I also wouldn't say it's too late to get educated. A couple hours spent on the bogleheads wiki is all that's needed.
 
I would've suggested a tax deferred account instead of a Roth.

I also wouldn't say it's too late to get educated. A couple hours spent on the bogleheads wiki is all that's needed.

You could be quite right about the tax deferred being better than a Roth for him. The question I would have for you is why? How would he benefit better from tax deferred than a Roth? I am just trying to learn your reasons so I can better understand.
 
You could be quite right about the tax deferred being better than a Roth for him. The question I would have for you is why? How would he benefit better from tax deferred than a Roth? I am just trying to learn your reasons so I can better understand.
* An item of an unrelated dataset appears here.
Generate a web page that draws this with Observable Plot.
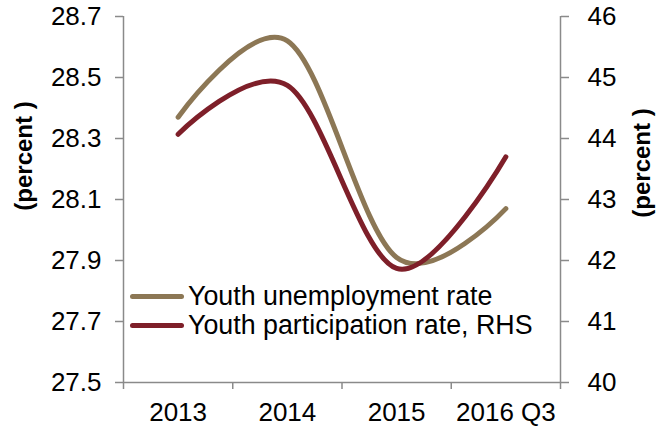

Given he has no savings, I am assuming his marginal tax bracket will be lower in retirement. In that case, the Roth is the inferior choice.
 
Is the small business worth anything? Would he be able to monetize the business when he wants to retire?
 
Given he has no savings, I am assuming his marginal tax bracket will be lower in retirement. In that case, the Roth is the inferior choice.

But will he end up with more money in the end with a t-ira than a Roth? That's the part that I can't figure out. I don't know his income now, but I think it's a safe bet it will be lower income in retirement for him, if he is even able to retire.